Congress on Syrian national dialogue

Russian President Vladimir Putin first announced Russia's initiative for a Congress of the Syrian Peoples at the Valdai Discussions Forum in October when he voiced "an idea to convene a congress of Syrian peoples with participation of all ethnic and religious groups, and the government and the opposition." He called it "an important step toward a political settlement that could also help drafting a new constitution for the country." Positive by its nature, the initiative immediately generated a mixed reaction from its potential participants as soon as the list of those invited was announced.

Ankara has expressed its considerable concerns, calling Russia's planned composition of participants "an imposition." "We immediately conveyed our reaction. It's unacceptable," presidential spokesman İbrahim Kalın told reporters on Nov. 1 in reference to an invitation extended to the PYD. The Turkish government has "no problem" with any invitation to Syrian Kurdish groups but sees as unacceptable the YPG and the PYD, he said.

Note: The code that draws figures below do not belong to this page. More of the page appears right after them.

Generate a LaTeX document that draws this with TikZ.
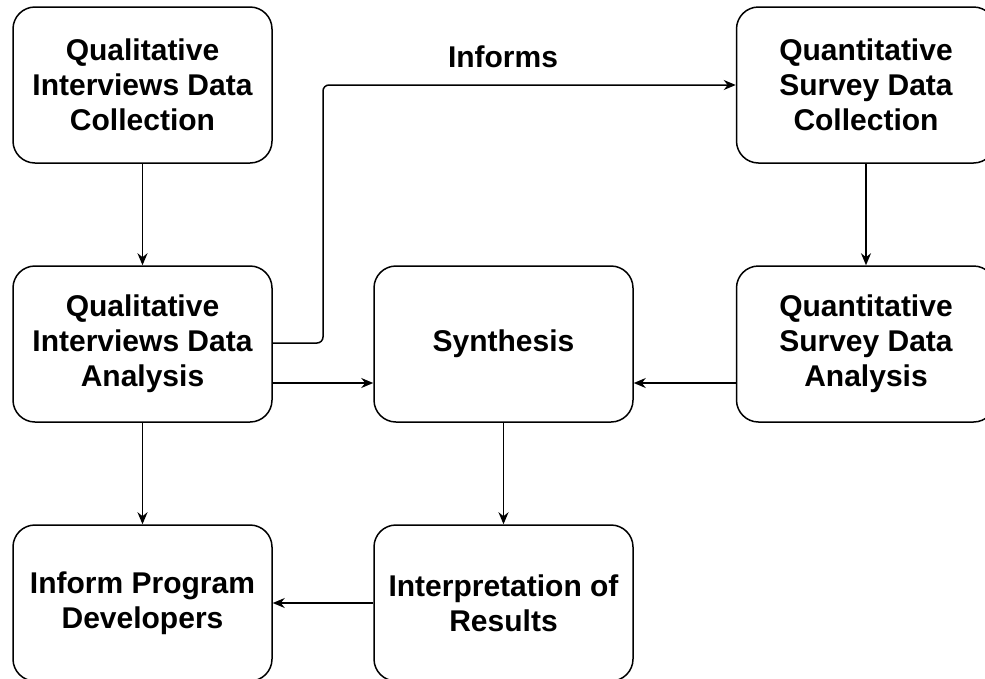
\documentclass[tikz,border=0pt]{standalone}
\usepackage{fontspec}
\setmainfont{Liberation Sans}
\usetikzlibrary{arrows.meta}
\begin{document}
\begin{tikzpicture}[x=1pt,y=-1pt,
  box/.style={draw, line width=1.5pt, rounded corners=22pt, minimum width=259pt, minimum height=156pt,
    align=center, inner sep=0pt, font=\fontsize{30}{35}\selectfont\bfseries},
  arr/.style={-{Stealth[length=12pt,width=10pt]}, line width=1.5pt},
  lbl/.style={font=\fontsize{30}{35}\selectfont\bfseries}]
\useasboundingbox (0,0) rectangle (985,678);
\node[box] (qc)  at (142.5,85)  {Qualitative\\Interviews Data\\Collection};
\node[box] (sc)  at (866,85)    {Quantitative\\Survey Data\\Collection};
\node[box] (qa)  at (142.5,344) {Qualitative\\Interviews Data\\Analysis};
\node[box] (syn) at (503.5,344) {Synthesis};
\node[box] (sa)  at (866,344)   {Quantitative\\Survey Data\\Analysis};
\node[box] (ipd) at (142.5,603) {Inform Program\\Developers};
\node[box] (ir)  at (503.5,603) {Interpretation of\\Results};
\node[lbl] (inf) at (503,57) {Informs};
\coordinate (k1) at (323,343);
\coordinate (k2) at (0,383);
\draw[arr] (qc) -- (qa);
\draw[arr] (qa) -- (ipd);
\draw[arr, rounded corners=6pt] (qa.east |- k1) -- (k1) -- (k1 |- sc.west) -- (sc.west);
\draw[arr] (qa.east |- k2) -- (syn.west |- k2);
\draw[arr] (sa.west |- k2) -- (syn.east |- k2);
\draw[arr] (sc) -- (sa);
\draw[arr] (syn) -- (ir);
\draw[arr] (ir) -- (ipd);
\end{tikzpicture}
\end{document}
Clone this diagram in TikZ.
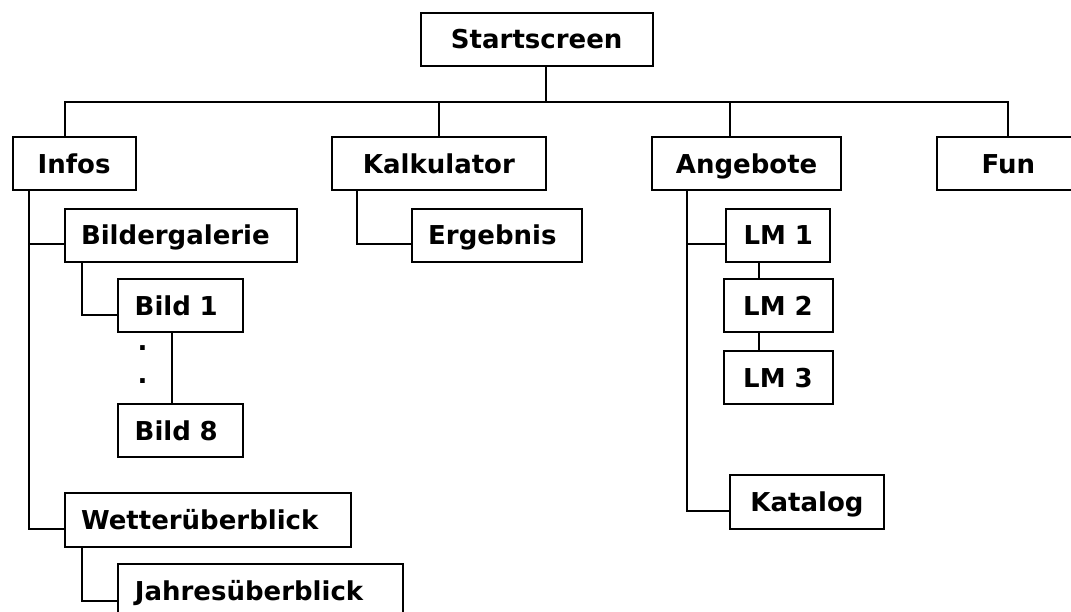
\documentclass[tikz,border=0pt]{standalone}
\usepackage{fontspec}
\setmainfont{DejaVu Sans}
\tikzset{
  box/.style={draw, line width=2pt, inner sep=0pt, minimum height=53pt,
    text height=19pt, text depth=0pt, font=\bfseries\fontsize{26}{30}\selectfont},
  lefttext/.style={inner xsep=16.5pt, text width=#1, align=left},
  link/.style={line width=2pt},
  dotmark/.style={inner sep=0pt, anchor=base, font=\bfseries\fontsize{26}{30}\selectfont},
}

\begin{document}
\begin{tikzpicture}[x=1pt, y=-1pt]
  \useasboundingbox (0,0) rectangle (1071,612);
  \clip (0,0) rectangle (1071,612);
  % top level
  \node[box, minimum width=232pt] (start) at (536.7,39.2) {Startscreen};
  \node[box, minimum width=123pt] (infos) at (74.1,163.7) {Infos};
  \node[box, minimum width=214pt] (kalk) at (438.9,163.7) {Kalkulator};
  \node[box, minimum width=189pt] (angebote) at (746.6,163.7) {Angebote};
  \node[box, minimum width=143pt] (fun) at (1008.4,163.7) {Fun};
  % infos branch
  \node[box, lefttext=199pt] (bilder) at (180.5,235.2) {Bildergalerie};
  \node[box, lefttext=92pt] (bildeins) at (180.7,306) {Bild 1};
  \node[dotmark] (dotone) at (142.5,350) {.};
  \node[dotmark] (dottwo) at (142.5,383.3) {.};
  \node[box, lefttext=92pt] (bildacht) at (180.7,430.7) {Bild 8};
  \node[box, lefttext=253pt, minimum height=54pt] (wetter) at (207.5,519.7) {Wetterüberblick};
  \node[box, lefttext=252pt] (jahres) at (260.9,590.5) {Jahresüberblick};
  % kalkulator branch
  \node[box, lefttext=137pt] (ergebnis) at (496.7,235.2) {Ergebnis};
  % angebote branch
  \node[box, minimum width=104pt] (lmeins) at (778.3,235.2) {LM 1};
  \node[box, minimum width=109pt] (lmzwei) at (778,306) {LM 2};
  \node[box, minimum width=109pt] (lmdrei) at (778,377.5) {LM 3};
  \node[box, minimum width=154pt, minimum height=54pt] (katalog) at (807,501.8) {Katalog};

  % bus below the startscreen
  \coordinate (bus) at (545.7,101.7);
  \coordinate (infostop) at ([xshift=-9pt]infos.north);
  \coordinate (angtop) at ([xshift=-17pt]angebote.north);
  \draw[link] (start.south -| bus) -- (bus);
  \draw[link] (infostop) |- (fun.north |- bus) -- (fun.north);
  \draw[link] (kalk.north) -- (kalk.north |- bus);
  \draw[link] (angtop) -- (angtop |- bus);
  % infos tree
  \coordinate (infostrunk) at ([xshift=17pt]infos.south west);
  \draw[link] (infostrunk) |- ([yshift=-9pt]bilder.west);
  \draw[link] (infostrunk) |- ([yshift=-9pt]wetter.west);
  \draw[link] ([xshift=18.6pt]bilder.south west) |- ([yshift=-9pt]bildeins.west);
  \draw[link] ([xshift=-9pt]bildeins.south) -- ([xshift=-9pt]bildacht.north);
  \draw[link] ([xshift=18pt]wetter.south west) |- ([yshift=-10pt]jahres.west);
  % kalkulator tree
  \draw[link] ([xshift=26pt]kalk.south west) |- ([yshift=-9pt]ergebnis.west);
  % angebote tree
  \coordinate (angtrunk) at ([xshift=36pt]angebote.south west);
  \draw[link] (angtrunk) |- ([yshift=-9pt]lmeins.west);
  \draw[link] (angtrunk) |- ([yshift=-9pt]katalog.west);
  \coordinate (lmlink) at ([xshift=-19pt]lmeins.south);
  \draw[link] (lmlink) -- (lmlink |- lmzwei.north);
  \draw[link] (lmzwei.south -| lmlink) -- (lmdrei.north -| lmlink);
\end{tikzpicture}
\end{document}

Russia announced Nov. 18 as the date of the congress to take place in its Black Sea resort of Sochi, but had to put its arrangement on stand-by due to the generated conflicting reactions, although Ankara fully supports the initiative as feasible. According to Lavrov, the planned congress "will become the first attempt to start implementing UN Security Council Resolution 2254 requesting the international community to provide all possible assistance to the people of Syria in their building an inclusive inter-nations dialogue."